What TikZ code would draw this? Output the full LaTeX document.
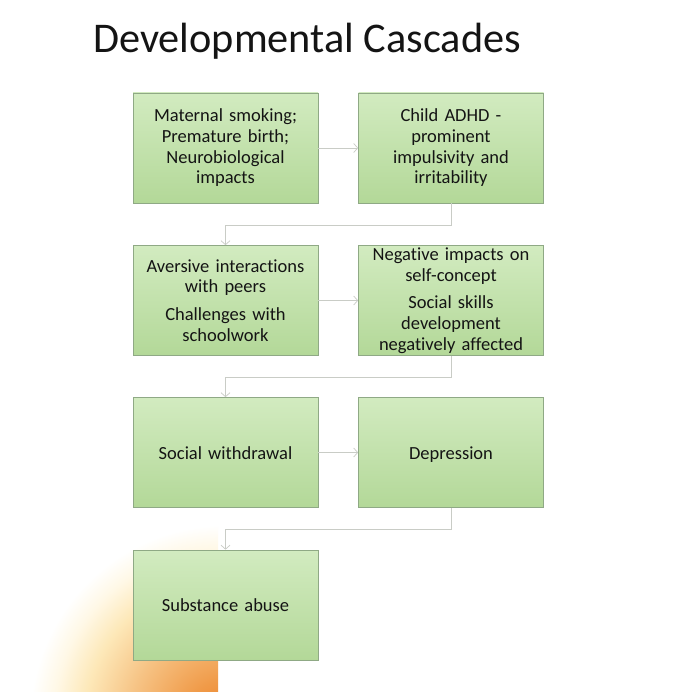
\documentclass[tikz,border=0pt]{standalone}
\usepackage{fontspec}
\setmainfont[RawFeature=-liga]{Carlito}
\usetikzlibrary{arrows.meta,calc}
\definecolor{boxtop}{HTML}{D2EBC0}
\definecolor{boxbot}{HTML}{B3D898}
\definecolor{boxline}{HTML}{8FA985}
\definecolor{conn}{HTML}{C9CCC6}
\definecolor{txt}{HTML}{141414}
\definecolor{orA}{HTML}{EC8129}
\definecolor{orB}{HTML}{F09A48}
\definecolor{orC}{HTML}{F6C283}
\definecolor{orD}{HTML}{FDE8B8}
\definecolor{orE}{HTML}{FFF8E6}
\pgfdeclareradialshading{glow}{\pgfpoint{0bp}{0bp}}{color(0bp)=(orA); color(5bp)=(orB); color(12bp)=(orC); color(18bp)=(orD); color(22bp)=(orE); color(25bp)=(white); color(50bp)=(white)}
\tikzset{
  stepbox/.style={draw=boxline, line width=0.7pt, top color=boxtop, bottom color=boxbot,
    minimum width=185pt, minimum height=110pt, inner sep=0pt, text width=180pt,
    align=center, text=txt, font=\fontsize{18.5}{20.7}\selectfont},
  oneline/.style={text height=13pt, text depth=0pt},
  conn/.style={draw=conn, line width=0.8pt, -{Straight Barb[length=4pt,width=9pt,line width=0.7pt]}}
}
\begin{document}
\begin{tikzpicture}[x=1pt,y=-1pt]
\useasboundingbox (0,0) rectangle (676,692);
\fill[white] (0,0) rectangle (676,692);
\begin{scope}
  \clip (0,500) rectangle (218,692);
  \shade[shading=glow] (225,720) circle (195);
\end{scope}
\node[anchor=base west, inner sep=0pt, text=txt, font=\fontsize{42.3}{48}\selectfont] (title) at (93,53) {Developmental Cascades};
\node[stepbox] (a) at (225.5,148) {Maternal smoking;\\Premature birth;\\Neurobiological\\impacts};
\node[stepbox] (b) at (451,148) {Child ADHD -\\prominent\\impulsivity and\\irritability};
\node[stepbox] (c) at (225.5,300.5) {Aversive interactions\\with peers\\[7pt]Challenges with\\schoolwork};
\node[stepbox] (d) at (451,300.5) {Negative impacts on\\self-concept\\[7pt]Social skills\\development\\negatively affected};
\node[stepbox, oneline] (e) at (225.5,452.5) {Social withdrawal};
\node[stepbox, oneline] (f) at (451,452.5) {Depression};
\node[stepbox, oneline] (g) at (225.5,605) {Substance abuse};
\draw[conn] (a) -- (b);
\draw[conn] (c) -- (d);
\draw[conn] (e) -- (f);
\draw[conn] (b.south) -- ++(0,22) -| (c.north);
\draw[conn] (d.south) -- ++(0,22) -| (e.north);
\draw[conn] (f.south) -- ++(0,22) -| (g.north);
\end{tikzpicture}
\end{document}
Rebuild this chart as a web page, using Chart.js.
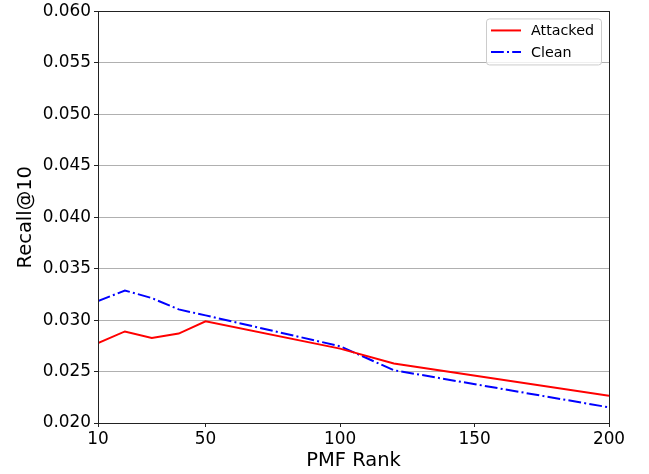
<!DOCTYPE html>
<html>
<head>
<meta charset="utf-8">
<script src="https://cdn.jsdelivr.net/npm/chart.js@4/dist/chart.umd.min.js"></script>
<style>
  html, body { margin: 0; padding: 0; background: #fff; }
  #wrap { width: 649px; height: 474px; }
</style>
</head>
<body>
<div id="wrap"><canvas id="chart"></canvas></div>
<script>
// Values
const ranks = [10, 20, 30, 40, 50, 100, 120, 200];
const attacked = [0.02777, 0.0289, 0.02826, 0.02869, 0.02988, 0.02723, 0.02578, 0.02265];
const clean = [0.03185, 0.03288, 0.03214, 0.03104, 0.03046, 0.02746, 0.02513, 0.02152];
const xTicks = [10, 50, 100, 150, 200];
const yTicks = [0.020, 0.025, 0.030, 0.035, 0.040, 0.045, 0.050, 0.055, 0.060];

const font = "'DejaVu Sans', sans-serif";

// box round the plot and the legend in the top right corner
const framePlugin = {
    id: "frame",
    afterDraw(chart) {
        const c = chart.ctx;
        const a = chart.chartArea;
        c.save();
        c.strokeStyle = "#222";
        c.lineWidth = 1;
        c.strokeRect(Math.round(a.left) + 0.5, Math.round(a.top) + 0.5,
            Math.round(a.right - a.left), Math.round(a.bottom - a.top));

        // legend
        const bx = a.right - 123, by = a.top + 7, bw = 115, bh = 46;
        c.fillStyle = "rgba(255,255,255,0.8)";
        c.strokeStyle = "#cccccc";
        c.beginPath();
        c.roundRect(bx + 0.5, by + 0.5, bw, bh, 3);
        c.fill();
        c.stroke();
        c.font = "14.3px " + font;
        c.textBaseline = "middle";
        chart.data.datasets.forEach((ds, i) => {
            const y = by + 12 + i * 21.5;
            c.strokeStyle = ds.borderColor;
            c.lineWidth = ds.borderWidth;
            c.setLineDash(ds.borderDash || []);
            c.beginPath();
            c.moveTo(bx + 5, y);
            c.lineTo(bx + 35, y);
            c.stroke();
            c.setLineDash([]);
            c.fillStyle = "#000";
            c.fillText(ds.label, bx + 45, y + 1);
        });
        c.restore();
    }
};

new Chart(document.getElementById("chart"), {
    type: "line",
    data: {
        datasets: [
            {
                label: "Attacked",
                data: ranks.map((r, i) => ({ x: r, y: attacked[i] })),
                borderColor: "#ff0000",
                borderWidth: 2,
                pointRadius: 0,
                tension: 0,
            },
            {
                label: "Clean",
                data: ranks.map((r, i) => ({ x: r, y: clean[i] })),
                borderColor: "#0000ff",
                borderWidth: 2,
                borderDash: [12.8, 3.2, 2, 3.2],
                pointRadius: 0,
                tension: 0,
            },
        ],
    },
    options: {
        responsive: true,
        maintainAspectRatio: false,
        animation: false,
        layout: { padding: { left: 0, right: 40, top: 10, bottom: 0 } },
        plugins: {
            legend: { display: false },
            tooltip: { enabled: false },
        },
        scales: {
            x: {
                type: "linear",
                min: 10,
                max: 200,
                afterBuildTicks: (s) => { s.ticks = xTicks.map(v => ({ value: v })); },
                afterFit: (s) => { s.height = 51; },
                grid: { color: "transparent", tickColor: "#222", tickLength: 4, drawTicks: true },
                border: { display: false },
                ticks: { color: "#000", font: { family: font, size: 16.9 }, padding: 2, maxRotation: 0 },
                title: { display: true, text: "PMF Rank", color: "#000", font: { family: font, size: 19.5 }, padding: { top: 0, bottom: 1 } },
            },
            y: {
                min: 0.020,
                max: 0.060,
                afterBuildTicks: (s) => { s.ticks = yTicks.map(v => ({ value: v })); },
                afterFit: (s) => { s.width = 98; },
                grid: { color: "#b0b0b0", tickColor: "#222", tickLength: 4 },
                border: { display: false },
                ticks: { color: "#000", font: { family: font, size: 16.9, lineHeight: 1 }, padding: 3, callback: (v) => v.toFixed(3) },
                title: { display: true, text: "Recall@10", color: "#000", font: { family: font, size: 19.5 }, padding: { top: 14, bottom: 4 } },
            },
        },
    },
    plugins: [framePlugin],
});
</script>
</body>
</html>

====

*BRIEF*
Repeat the data above exactly, but not the pictures.

*COMPLETED EXERCISE*
What TikZ code would draw this? Output the full LaTeX document.
\documentclass[tikz,border=0pt]{standalone}
\usepackage{fontspec}
\setmainfont[RawFeature=-liga]{Carlito}
\usetikzlibrary{arrows.meta,calc}
\definecolor{boxtop}{HTML}{D2EBC0}
\definecolor{boxbot}{HTML}{B3D898}
\definecolor{boxline}{HTML}{8FA985}
\definecolor{conn}{HTML}{C9CCC6}
\definecolor{txt}{HTML}{141414}
\definecolor{orA}{HTML}{EC8129}
\definecolor{orB}{HTML}{F09A48}
\definecolor{orC}{HTML}{F6C283}
\definecolor{orD}{HTML}{FDE8B8}
\definecolor{orE}{HTML}{FFF8E6}
\pgfdeclareradialshading{glow}{\pgfpoint{0bp}{0bp}}{color(0bp)=(orA); color(5bp)=(orB); color(12bp)=(orC); color(18bp)=(orD); color(22bp)=(orE); color(25bp)=(white); color(50bp)=(white)}
\tikzset{
  stepbox/.style={draw=boxline, line width=0.7pt, top color=boxtop, bottom color=boxbot,
    minimum width=185pt, minimum height=110pt, inner sep=0pt, text width=180pt,
    align=center, text=txt, font=\fontsize{18.5}{20.7}\selectfont},
  oneline/.style={text height=13pt, text depth=0pt},
  conn/.style={draw=conn, line width=0.8pt, -{Straight Barb[length=4pt,width=9pt,line width=0.7pt]}}
}
\begin{document}
\begin{tikzpicture}[x=1pt,y=-1pt]
\useasboundingbox (0,0) rectangle (676,692);
\fill[white] (0,0) rectangle (676,692);
\begin{scope}
  \clip (0,500) rectangle (218,692);
  \shade[shading=glow] (225,720) circle (195);
\end{scope}
\node[anchor=base west, inner sep=0pt, text=txt, font=\fontsize{42.3}{48}\selectfont] (title) at (93,53) {Developmental Cascades};
\node[stepbox] (a) at (225.5,148) {Maternal smoking;\\Premature birth;\\Neurobiological\\impacts};
\node[stepbox] (b) at (451,148) {Child ADHD -\\prominent\\impulsivity and\\irritability};
\node[stepbox] (c) at (225.5,300.5) {Aversive interactions\\with peers\\[7pt]Challenges with\\schoolwork};
\node[stepbox] (d) at (451,300.5) {Negative impacts on\\self-concept\\[7pt]Social skills\\development\\negatively affected};
\node[stepbox, oneline] (e) at (225.5,452.5) {Social withdrawal};
\node[stepbox, oneline] (f) at (451,452.5) {Depression};
\node[stepbox, oneline] (g) at (225.5,605) {Substance abuse};
\draw[conn] (a) -- (b);
\draw[conn] (c) -- (d);
\draw[conn] (e) -- (f);
\draw[conn] (b.south) -- ++(0,22) -| (c.north);
\draw[conn] (d.south) -- ++(0,22) -| (e.north);
\draw[conn] (f.south) -- ++(0,22) -| (g.north);
\end{tikzpicture}
\end{document}
Rebuild this chart as a web page, using Chart.js.
<!DOCTYPE html>
<html>
<head>
<meta charset="utf-8">
<script src="https://cdn.jsdelivr.net/npm/chart.js@4/dist/chart.umd.min.js"></script>
<style>
  html, body { margin: 0; padding: 0; background: #fff; }
  #wrap { width: 649px; height: 474px; }
</style>
</head>
<body>
<div id="wrap"><canvas id="chart"></canvas></div>
<script>
// Values
const ranks = [10, 20, 30, 40, 50, 100, 120, 200];
const attacked = [0.02777, 0.0289, 0.02826, 0.02869, 0.02988, 0.02723, 0.02578, 0.02265];
const clean = [0.03185, 0.03288, 0.03214, 0.03104, 0.03046, 0.02746, 0.02513, 0.02152];
const xTicks = [10, 50, 100, 150, 200];
const yTicks = [0.020, 0.025, 0.030, 0.035, 0.040, 0.045, 0.050, 0.055, 0.060];

const font = "'DejaVu Sans', sans-serif";

// box round the plot and the legend in the top right corner
const framePlugin = {
    id: "frame",
    afterDraw(chart) {
        const c = chart.ctx;
        const a = chart.chartArea;
        c.save();
        c.strokeStyle = "#222";
        c.lineWidth = 1;
        c.strokeRect(Math.round(a.left) + 0.5, Math.round(a.top) + 0.5,
            Math.round(a.right - a.left), Math.round(a.bottom - a.top));

        // legend
        const bx = a.right - 123, by = a.top + 7, bw = 115, bh = 46;
        c.fillStyle = "rgba(255,255,255,0.8)";
        c.strokeStyle = "#cccccc";
        c.beginPath();
        c.roundRect(bx + 0.5, by + 0.5, bw, bh, 3);
        c.fill();
        c.stroke();
        c.font = "14.3px " + font;
        c.textBaseline = "middle";
        chart.data.datasets.forEach((ds, i) => {
            const y = by + 12 + i * 21.5;
            c.strokeStyle = ds.borderColor;
            c.lineWidth = ds.borderWidth;
            c.setLineDash(ds.borderDash || []);
            c.beginPath();
            c.moveTo(bx + 5, y);
            c.lineTo(bx + 35, y);
            c.stroke();
            c.setLineDash([]);
            c.fillStyle = "#000";
            c.fillText(ds.label, bx + 45, y + 1);
        });
        c.restore();
    }
};

new Chart(document.getElementById("chart"), {
    type: "line",
    data: {
        datasets: [
            {
                label: "Attacked",
                data: ranks.map((r, i) => ({ x: r, y: attacked[i] })),
                borderColor: "#ff0000",
                borderWidth: 2,
                pointRadius: 0,
                tension: 0,
            },
            {
                label: "Clean",
                data: ranks.map((r, i) => ({ x: r, y: clean[i] })),
                borderColor: "#0000ff",
                borderWidth: 2,
                borderDash: [12.8, 3.2, 2, 3.2],
                pointRadius: 0,
                tension: 0,
            },
        ],
    },
    options: {
        responsive: true,
        maintainAspectRatio: false,
        animation: false,
        layout: { padding: { left: 0, right: 40, top: 10, bottom: 0 } },
        plugins: {
            legend: { display: false },
            tooltip: { enabled: false },
        },
        scales: {
            x: {
                type: "linear",
                min: 10,
                max: 200,
                afterBuildTicks: (s) => { s.ticks = xTicks.map(v => ({ value: v })); },
                afterFit: (s) => { s.height = 51; },
                grid: { color: "transparent", tickColor: "#222", tickLength: 4, drawTicks: true },
                border: { display: false },
                ticks: { color: "#000", font: { family: font, size: 16.9 }, padding: 2, maxRotation: 0 },
                title: { display: true, text: "PMF Rank", color: "#000", font: { family: font, size: 19.5 }, padding: { top: 0, bottom: 1 } },
            },
            y: {
                min: 0.020,
                max: 0.060,
                afterBuildTicks: (s) => { s.ticks = yTicks.map(v => ({ value: v })); },
                afterFit: (s) => { s.width = 98; },
                grid: { color: "#b0b0b0", tickColor: "#222", tickLength: 4 },
                border: { display: false },
                ticks: { color: "#000", font: { family: font, size: 16.9, lineHeight: 1 }, padding: 3, callback: (v) => v.toFixed(3) },
                title: { display: true, text: "Recall@10", color: "#000", font: { family: font, size: 19.5 }, padding: { top: 14, bottom: 4 } },
            },
        },
    },
    plugins: [framePlugin],
});
</script>
</body>
</html>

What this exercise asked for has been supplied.